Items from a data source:

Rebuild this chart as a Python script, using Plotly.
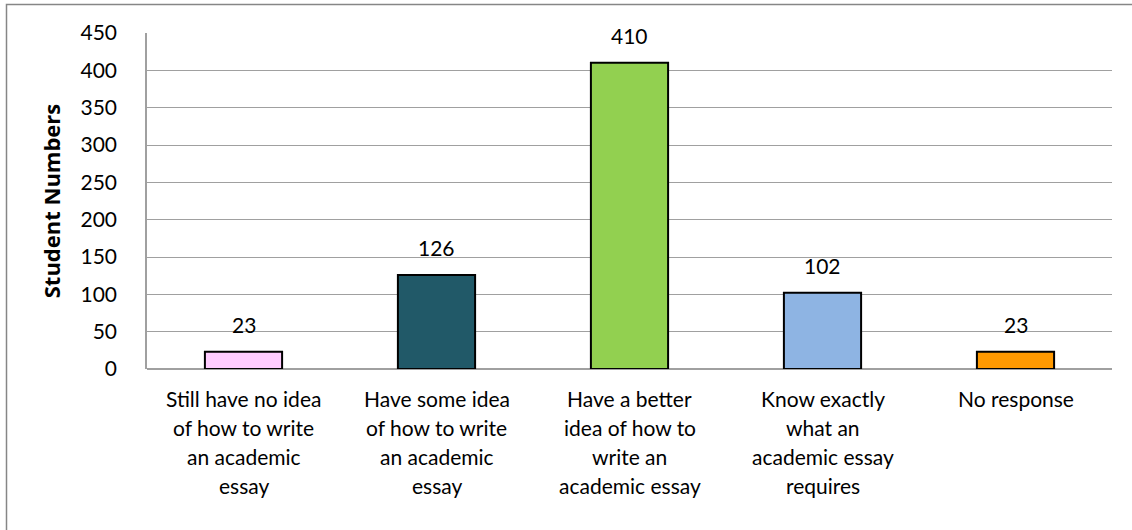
import plotly.graph_objects as go

categories = ["Still have no idea", "Have some idea", "Have a better idea",
              "Know exactly", "No response"]
label_lines = [
    ["Still have no idea", "of how to write", "an academic", "essay"],
    ["Have some idea", "of how to write", "an academic", "essay"],
    ["Have a better", "idea of how to", "write an", "academic essay"],
    ["Know exactly", "what an", "academic essay", "requires"],
    ["No response"],
]
values = [23, 126, 410, 102, 23]
colors = ["#FFCCFF", "#215968", "#92D050", "#8EB4E3", "#FF9900"]
y_ticks = [0, 50, 100, 150, 200, 250, 300, 350, 400, 450]

FONT = "Lato"
FS = 21
W, H = 1132, 530
L, R, T, B = 147, 20, 33, 161
pw, ph = W - L - R, H - T - B

fig = go.Figure()
fig.add_trace(go.Bar(
    x=categories, y=values,
    marker=dict(color=colors, line=dict(color="#000000", width=2)),
    width=0.4, showlegend=False, hoverinfo="x+y",
))

annotations = []
for c, v in zip(categories, values):
    annotations.append(dict(x=c, y=v, xref="x", yref="y", text=str(v),
                            showarrow=False, yanchor="bottom", yshift=13,
                            font=dict(family=FONT, size=FS, color="#000000")))
for c, lines in zip(categories, label_lines):
    for i, ln in enumerate(lines):
        annotations.append(dict(x=c, y=0, xref="x", yref="paper", text=ln,
                                showarrow=False, yanchor="middle",
                                yshift=-(29 + 29 * i),
                                font=dict(family=FONT, size=FS, color="#000000")))

fig.update_layout(
    width=W, height=H,
    margin=dict(l=L, r=R, t=T, b=B, pad=0),
    paper_bgcolor="white", plot_bgcolor="white",
    font=dict(family=FONT, size=FS, color="#000000"),
    annotations=annotations,
    shapes=[dict(type="rect", xref="paper", yref="paper",
                 x0=(6.5 - L) / pw, x1=(W + 10 - L) / pw,
                 y0=(H - B - (H + 10)) / ph, y1=(H - B - 4.5) / ph,
                 line=dict(color="#868686", width=1.5), fillcolor="rgba(0,0,0,0)",
                 layer="below")],
    bargap=0.6,
)
fig.update_xaxes(showticklabels=False, showgrid=False, zeroline=False,
                 showline=False, ticks="")
fig.update_yaxes(range=[0, 450], tickvals=y_ticks, showgrid=True,
                 gridcolor="#A0A0A0", gridwidth=1, zeroline=True,
                 zerolinecolor="#A0A0A0", zerolinewidth=1.5,
                 showline=True, linecolor="#A0A0A0", linewidth=1.5,
                 ticks="", ticklabelstandoff=24,
                 tickfont=dict(family=FONT, size=FS),
                 title=dict(text="<b>Student Numbers</b>", standoff=14,
                            font=dict(family="Open Sans", size=22)))

fig.write_html("out.html", config={"displayModeBar": False},
               post_script="document.body.style.margin='0px';document.body.style.padding='0px';")
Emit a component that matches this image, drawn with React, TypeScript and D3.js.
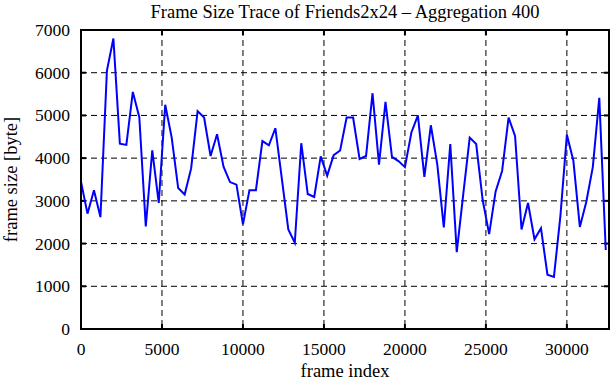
import React from "react";
import * as d3 from "d3";

const frameStep = 400;
const frameSizes = [
  3450, 2700, 3250, 2620, 6050, 6800, 4340, 4310, 5550, 4960,
  2400, 4180, 2950, 5250, 4480, 3300, 3150, 3760, 5100, 4950,
  4050, 4560, 3800, 3440, 3380, 2450, 3250, 3250, 4400, 4300,
  4700, 3520, 2330, 2020, 4350, 3160, 3090, 4040, 3590, 4070,
  4180, 4950, 4950, 3980, 4050, 5520, 3850, 5320, 4030, 3930,
  3790, 4600, 5000, 3560, 4770, 3850, 2380, 4330, 1800, 3150,
  4480, 4330, 3020, 2220, 3220, 3700, 4950, 4520, 2330, 2950,
  2100, 2360, 1270, 1220, 2650, 4550, 3940, 2390, 2980, 3790,
  5410, 1850,
];
const xTicks = [0, 5000, 10000, 15000, 20000, 25000, 30000];
const yTicks = [0, 1000, 2000, 3000, 4000, 5000, 6000, 7000];
const xMax = 32600;
const yMax = 7000;
const title = "Frame Size Trace of Friends2x24 \u2013 Aggregation 400";
const xLabel = "frame index";
const yLabel = "frame size [byte]";

const W = 611;
const H = 380;
const left = 81;
const right = 609;
const top = 30;
const bottom = 329;
const font = "'Liberation Serif', 'Times New Roman', serif";

export default function App() {
  const x = d3.scaleLinear().domain([0, xMax]).range([left, right]);
  const y = d3.scaleLinear().domain([0, yMax]).range([bottom, top]);
  const data = frameSizes.map((v, i) => [i * frameStep, v] as [number, number]);
  const line = d3
    .line<[number, number]>()
    .x((d) => x(d[0]))
    .y((d) => y(d[1]));
  const tick = 5;
  return (
    <svg
      width={W}
      height={H}
      style={{ position: "absolute", left: 0, top: 0, background: "#fff" }}
      fontFamily={font}
    >
      <rect x={0} y={0} width={W} height={H} fill="#fff" />
      {xTicks.slice(1).map((t) => (
        <line key={"gx" + t} x1={x(t)} x2={x(t)} y1={top} y2={bottom} stroke="#000" strokeWidth={1} strokeDasharray="6,4" />
      ))}
      {yTicks.slice(1, -1).map((t) => (
        <line key={"gy" + t} x1={left} x2={right} y1={y(t)} y2={y(t)} stroke="#000" strokeWidth={1} strokeDasharray="6,4" />
      ))}
      {xTicks.map((t) => (
        <g key={"tx" + t}>
          <line x1={x(t)} x2={x(t)} y1={bottom} y2={bottom - tick} stroke="#000" strokeWidth={2} />
          <line x1={x(t)} x2={x(t)} y1={top} y2={top + tick} stroke="#000" strokeWidth={2} />
          <text x={x(t)} y={bottom + 26} textAnchor="middle" fontSize={17.5} fill="#000">
            {t}
          </text>
        </g>
      ))}
      {yTicks.map((t) => (
        <g key={"ty" + t}>
          <line x1={left} x2={left + tick} y1={y(t)} y2={y(t)} stroke="#000" strokeWidth={2} />
          <line x1={right} x2={right - tick} y1={y(t)} y2={y(t)} stroke="#000" strokeWidth={2} />
          <text x={left - 11} y={y(t) + 6} textAnchor="end" fontSize={17.5} fill="#000">
            {t}
          </text>
        </g>
      ))}
      <path d={line(data) || ""} fill="none" stroke="#0000ff" strokeWidth={2} strokeLinejoin="miter" />
      <rect x={left} y={top} width={right - left} height={bottom - top} fill="none" stroke="#000" strokeWidth={2} />
      <text x={(left + right) / 2 + 0} y={18} textAnchor="middle" fontSize={18.5} fill="#000">
        {title}
      </text>
      <text x={(left + right) / 2} y={377} textAnchor="middle" fontSize={18.5} fill="#000">
        {xLabel}
      </text>
      <text
        transform={`translate(${17},${(top + bottom) / 2}) rotate(-90)`}
        textAnchor="middle"
        fontSize={18.5}
        fill="#000"
      >
        {yLabel}
      </text>
    </svg>
  );
}
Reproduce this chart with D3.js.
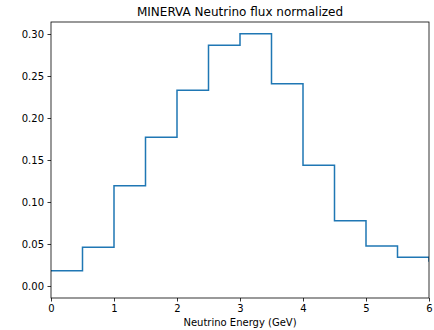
<!DOCTYPE html>
<html>
<head>
<meta charset="utf-8">
<script src="https://cdn.jsdelivr.net/npm/d3@7"></script>
<style>
  body { margin: 0; background: #fff; }
  text { font-family: "DejaVu Sans", sans-serif; }
</style>
</head>
<body>
<svg id="chart"></svg>
<script>
// MINERVA neutrino flux, normalized, drawn as a step line

const energyEdges = [0, 0.5, 1, 1.5, 2, 2.5, 3, 3.5, 4, 4.5, 5, 5.5, 6];
const fluxValues = [0.0182, 0.046, 0.1194, 0.177, 0.233, 0.2865, 0.3004, 0.2408, 0.1437, 0.0778, 0.0476, 0.0341, 0.029];
const xTicks = [0, 1, 2, 3, 4, 5, 6];
const yTicks = [0, 0.05, 0.10, 0.15, 0.20, 0.25, 0.30];

const width = 434;
const height = 330;
const margin = { top: 22, right: 5, bottom: 32, left: 51 };

const svg = d3.select("#chart")
    .attr("width", width)
    .attr("height", height);

const x = d3.scaleLinear()
    .domain([0, 6])
    .range([margin.left, width - margin.right]);

const y = d3.scaleLinear()
    .domain([-0.0143, 0.3143])
    .range([height - margin.bottom, margin.top]);

svg.append("clipPath")
    .attr("id", "plot-clip")
    .append("rect")
    .attr("x", margin.left)
    .attr("y", margin.top)
    .attr("width", width - margin.left - margin.right)
    .attr("height", height - margin.top - margin.bottom);

const points = energyEdges.map((e, i) => [e, fluxValues[i]]);

const line = d3.line()
    .x(d => x(d[0]))
    .y(d => y(d[1]))
    .curve(d3.curveStepAfter);

svg.append("path")
    .datum(points)
    .attr("clip-path", "url(#plot-clip)")
    .attr("d", line)
    .attr("fill", "none")
    .attr("stroke", "#1f77b4")
    .attr("stroke-width", 1.5);

// axes
const xAxis = svg.append("g")
    .attr("transform", `translate(0,${height - margin.bottom})`)
    .call(d3.axisBottom(x).tickValues(xTicks).tickFormat(d3.format("d")).tickSize(3.5).tickPadding(3.5));

const yAxis = svg.append("g")
    .attr("transform", `translate(${margin.left},0)`)
    .call(d3.axisLeft(y).tickValues(yTicks).tickFormat(d3.format(".2f")).tickSize(3.5).tickPadding(3.5));

[xAxis, yAxis].forEach(g => {
    g.select(".domain").remove();
    g.selectAll("line").attr("stroke", "#000").attr("stroke-width", 0.8);
    g.selectAll("text").attr("font-size", 10).attr("fill", "#000")
        .attr("font-family", "DejaVu Sans, sans-serif");
});

// frame
svg.append("rect")
    .attr("x", margin.left)
    .attr("y", margin.top)
    .attr("width", width - margin.left - margin.right)
    .attr("height", height - margin.top - margin.bottom)
    .attr("fill", "none")
    .attr("stroke", "#000")
    .attr("stroke-width", 0.8);

svg.append("text")
    .attr("x", (margin.left + width - margin.right) / 2)
    .attr("y", 16)
    .attr("text-anchor", "middle")
    .attr("font-size", 12)
    .text("MINERVA Neutrino flux normalized");

svg.append("text")
    .attr("x", (margin.left + width - margin.right) / 2)
    .attr("y", 326)
    .attr("text-anchor", "middle")
    .attr("font-size", 10)
    .text("Neutrino Energy (GeV)");
</script>
</body>
</html>
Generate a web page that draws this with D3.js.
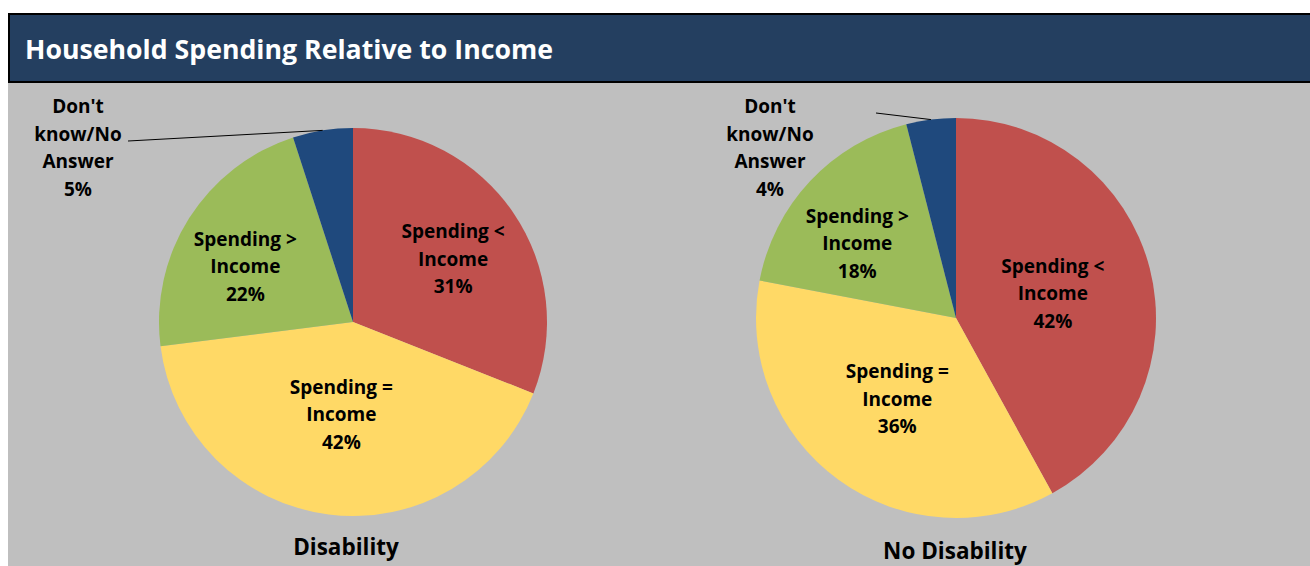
<!DOCTYPE html>
<html>
<head>
<meta charset="utf-8">
<script src="https://cdn.jsdelivr.net/npm/d3@7"></script>
<style>
  body { margin: 0; background: #fff; }
  svg { display: block; font-family: "Open Sans", sans-serif; }
</style>
</head>
<body>
<svg width="1310" height="566"></svg>
<script>
// data
const categories = ['Spending < Income', 'Spending = Income', 'Spending > Income', "Don't know/No Answer"];
const disability = [31, 42, 22, 5];
const noDisability = [42, 36, 18, 4];
const chartTitles = ['Disability', 'No Disability'];
const colors = ['#C0504D', '#FFD966', '#9BBB59', '#1F497D'];

const svg = d3.select('svg');

// background + title bar
svg.append('rect').attr('x', 8).attr('y', 82).attr('width', 1302).attr('height', 484).attr('fill', '#BFBFBF');
svg.append('rect').attr('x', 9).attr('y', 14).attr('width', 1302).attr('height', 68)
  .attr('fill', '#243F60').attr('stroke', '#000').attr('stroke-width', 2);
svg.append('text').attr('x', 25).attr('y', 59)
  .attr('fill', '#fff').attr('font-size', 26.7).attr('font-weight', 700)
  .text('Household Spending Relative to Income');

// label lines for each slice
const labelLines = [
  ['Spending <', 'Income'],
  ['Spending =', 'Income'],
  ['Spending >', 'Income'],
  ["Don't", 'know/No', 'Answer']
];

const charts = [
  { values: disability, cx: 353, cy: 322, r: 194, title: chartTitles[0], titleX: 346, titleY: 555,
    labelR: [0.61, 0.48, 0.625], labelShift: [2, 0, -5],
    dk: { x: 78, y: 113, lineFrom: [128, 141] } },
  { values: noDisability, cx: 956, cy: 318, r: 200, title: chartTitles[1], titleX: 955, titleY: 559,
    labelR: [0.5, 0.5, 0.62], labelShift: [0, 0, -6],
    dk: { x: 770, y: 113, lineFrom: [876, 113] } }
];

const pie = d3.pie().sort(null).value(d => d);
const lh = 27.5;
const fs = 19;

charts.forEach(c => {
  const g = svg.append('g').attr('transform', `translate(${c.cx},${c.cy})`);
  const arcs = pie(c.values);
  const arc = d3.arc().innerRadius(0).outerRadius(c.r);

  g.selectAll('path')
    .data(arcs)
    .enter()
    .append('path')
      .attr('d', arc)
      .attr('fill', (d, i) => colors[i]);

  // inside labels
  arcs.slice(0, 3).forEach((d, i) => {
    const lr = c.r * c.labelR[i];
    const a = (d.startAngle + d.endAngle) / 2 + c.labelShift[i] * Math.PI / 180;
    const pos = [lr * Math.sin(a), -lr * Math.cos(a)];
    const lines = labelLines[i].concat([d.value + '%']);
    const t = g.append('text')
      .attr('text-anchor', 'middle')
      .attr('font-size', fs).attr('font-weight', 700).attr('fill', '#000');
    lines.forEach((s, k) => {
      t.append('tspan')
        .attr('x', pos[0])
        .attr('y', pos[1] + (k - (lines.length - 1) / 2) * lh + 7)
        .text(s);
    });
  });

  // outside label for the small slice, with leader line
  const dkArc = arcs[3];
  const edge = d3.arc().innerRadius(c.r).outerRadius(c.r).centroid(dkArc);
  svg.append('line')
    .attr('x1', c.dk.lineFrom[0]).attr('y1', c.dk.lineFrom[1])
    .attr('x2', c.cx + edge[0]).attr('y2', c.cy + edge[1])
    .attr('stroke', '#000').attr('stroke-width', 1);
  const dkLines = labelLines[3].concat([dkArc.value + '%']);
  const t = svg.append('text')
    .attr('text-anchor', 'middle')
    .attr('font-size', fs).attr('font-weight', 700).attr('fill', '#000');
  dkLines.forEach((s, k) => {
    t.append('tspan').attr('x', c.dk.x).attr('y', c.dk.y + k * lh).text(s);
  });

  svg.append('text')
    .attr('x', c.titleX).attr('y', c.titleY)
    .attr('text-anchor', 'middle')
    .attr('font-size', 22.5).attr('font-weight', 700).attr('fill', '#000')
    .text(c.title);
});
</script>
</body>
</html>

Exercise aim -> Repeat exactly the lines from the start of the entries down to the line with "350, 400, 450]", keeping both ends but none of the pictures.

Reply ->
Rebuild this chart as a Python script, using Plotly.
import plotly.graph_objects as go

categories = ["Still have no idea", "Have some idea", "Have a better idea",
              "Know exactly", "No response"]
label_lines = [
    ["Still have no idea", "of how to write", "an academic", "essay"],
    ["Have some idea", "of how to write", "an academic", "essay"],
    ["Have a better", "idea of how to", "write an", "academic essay"],
    ["Know exactly", "what an", "academic essay", "requires"],
    ["No response"],
]
values = [23, 126, 410, 102, 23]
colors = ["#FFCCFF", "#215968", "#92D050", "#8EB4E3", "#FF9900"]
y_ticks = [0, 50, 100, 150, 200, 250, 300, 350, 400, 450]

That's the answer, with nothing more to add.